By the late 1940s Tahoe vacation resorts were turning away customers, and new ones were being built to accommodate the overflow. Skiing, never popular on the West Coast except as a countrified pastime in isolated mountain communities, became the fashionable wintertime equivalent of tennis. In the early 1950s Tahoe's recreation potential had caught the attention of everyone on the Pacific Coast -- including that of the Nevada gamblers. In 1956 Harvey Gross tore down the little cafe-cum-slot machines he had been operating at the state line on the South Shore and erected a gambling hall and hotel. The next year, Bill Harrah built a big casino across the street, with its gambling rooms in Nevada and its parking lot in California. At once the character of the adjoining California shore began to change. With new weekend visitors driving to the lake from California's coastal and valley towns to gamble, hundreds of Tahoe property owners began a scramble to provide them with the other services they required for a comfortable visit: motels, stores, restaurants, and auto garages.

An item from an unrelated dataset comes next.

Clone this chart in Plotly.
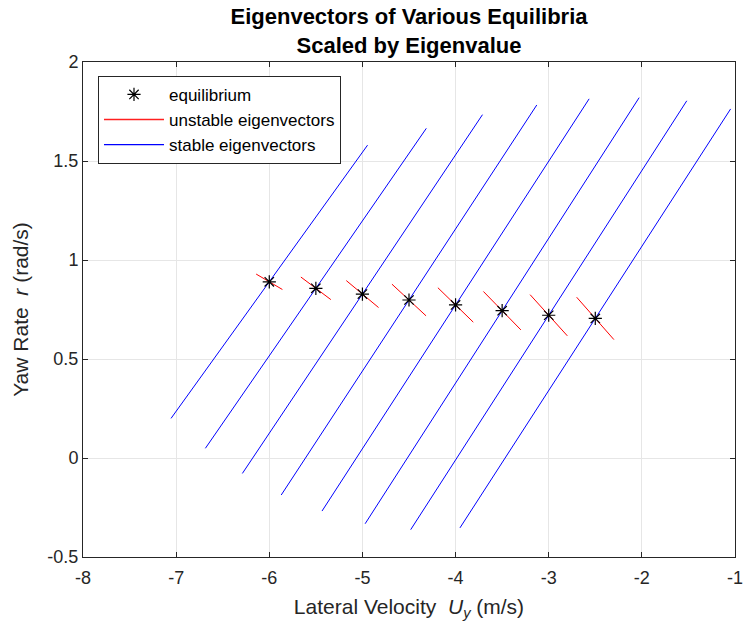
import plotly.graph_objects as go

# equilibrium points
eq_uy = [-6.0, -5.5, -5.0, -4.5, -4.0, -3.5, -3.0, -2.5]
eq_r = [0.890, 0.857, 0.828, 0.798, 0.773, 0.744, 0.721, 0.705]

# stable eigenvectors (scaled by eigenvalue), half-length components
stable_du = [1.055, 1.186, 1.289, 1.372, 1.434, 1.471, 1.482, 1.453]
stable_dr = [0.690, 0.808, 0.906, 0.985, 1.041, 1.076, 1.083, 1.058]

# unstable eigenvectors (scaled by eigenvalue), half-length components
unstable_du = [0.141, 0.161, 0.173, 0.183, 0.190, 0.201, 0.200, 0.200]
unstable_dr = [-0.039, -0.057, -0.068, -0.080, -0.087, -0.097, -0.104, -0.107]

# tick labels (plain hyphen minus, as in the original)
x_ticks = [-8, -7, -6, -5, -4, -3, -2, -1]
x_ticklabels = ['-8', '-7', '-6', '-5', '-4', '-3', '-2', '-1']
y_ticks = [-0.5, 0, 0.5, 1, 1.5, 2]
y_ticklabels = ['-0.5', '0', '0.5', '1', '1.5', '2']

FONT = "Liberation Sans, Arial, sans-serif"
AX = "#262626"


def segments(x0, y0, dx, dy):
    xs, ys = [], []
    for x, y, u, v in zip(x0, y0, dx, dy):
        xs += [x - u, x + u, None]
        ys += [y - v, y + v, None]
    return xs, ys


fig = go.Figure()

sx, sy = segments(eq_uy, eq_r, stable_du, stable_dr)
fig.add_trace(go.Scatter(x=sx, y=sy, mode='lines', line=dict(color='#0000ff', width=1),
                         showlegend=False, hoverinfo='skip'))
ux, uy = segments(eq_uy, eq_r, unstable_du, unstable_dr)
fig.add_trace(go.Scatter(x=ux, y=uy, mode='lines', line=dict(color='#ff0000', width=1),
                         showlegend=False, hoverinfo='skip'))
fig.add_trace(go.Scatter(x=eq_uy, y=eq_r, mode='markers', name='equilibrium',
                         marker=dict(symbol='asterisk-open', size=11, color='black',
                                     line=dict(color='black', width=1.2))))

# legend-only entries
fig.add_trace(go.Scatter(x=[None], y=[None], mode='lines', name='unstable eigenvectors',
                         line=dict(color='#ff2020', width=1.3)))
fig.add_trace(go.Scatter(x=[None], y=[None], mode='lines', name='stable eigenvectors',
                         line=dict(color='#0000ff', width=1.3)))

axis_common = dict(showgrid=True, gridcolor='#e6e6e6', gridwidth=1, zeroline=False,
                   showline=True, linecolor=AX, linewidth=1, mirror='ticks',
                   ticks='inside', ticklen=5, tickcolor=AX,
                   tickfont=dict(family=FONT, size=18, color=AX))

fig.update_xaxes(range=[-8, -1], tickvals=x_ticks, ticktext=x_ticklabels,
                 ticklabelstandoff=4,
                 title=dict(text='Lateral Velocity  <i>U</i><sub><i>y</i></sub> (m/s)',
                            font=dict(family=FONT, size=21, color=AX), standoff=12),
                 **axis_common)
fig.update_yaxes(range=[-0.5, 2], tickvals=y_ticks, ticktext=y_ticklabels,
                 title=dict(text='Yaw Rate  <i>r</i> (rad/s)',
                            font=dict(family=FONT, size=21, color=AX), standoff=13),
                 **axis_common)

fig.update_layout(
    width=756, height=639,
    paper_bgcolor='white', plot_bgcolor='white',
    margin=dict(l=83, r=21, t=62, b=82),
    title=dict(text='<b>Eigenvectors of Various Equilibria<br>Scaled by Eigenvalue</b>',
               x=0.541, xanchor='center', y=0.962, yanchor='top',
               font=dict(family=FONT, size=22, color='black')),
    legend=dict(x=0.023, y=0.972, xanchor='left', yanchor='top',
                bgcolor='white', bordercolor=AX, borderwidth=1,
                font=dict(family=FONT, size=17, color='black'),
                tracegroupgap=0, itemwidth=60),
    showlegend=True,
)

fig.write_html("out.html", config={'displayModeBar': False},
               post_script="document.body.style.margin='0px';")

Logged-over land at Bijou, on California's south shore, had sold for less than two dollars an acre in the late nineteenth century. By the end of World War II it brought as much as $150 per front foot, and by the early and middle 1950s had leapt in value to $500 per front foot. A vacant lot which sold for $3,800 in 1954 increased in value to $18,000 by 1957, inspiring a San Francisco newspaperman to write, "If you have some money in the bank, run -- don't walk -- to the south end of Lake Tahoe. More is waiting if you know what you are doing."
At about the same time, ski developments began to multiply, gradually transforming Tahoe's "season" from a busy four-month summer to a brawling year-round affair. When the 1960 Winter Olympics were held at nearby Squaw Valley, Tahoe's commercial exploitation accelerated in quantum jumps.
One consequence of this profitable activity has been the degradation of the lake's famous clarity.
But despite the development, despite the traffic, despite the drought, despite the algae, despite everything, Lake Tahoe is still one of the most pleasant and beautiful places on earth.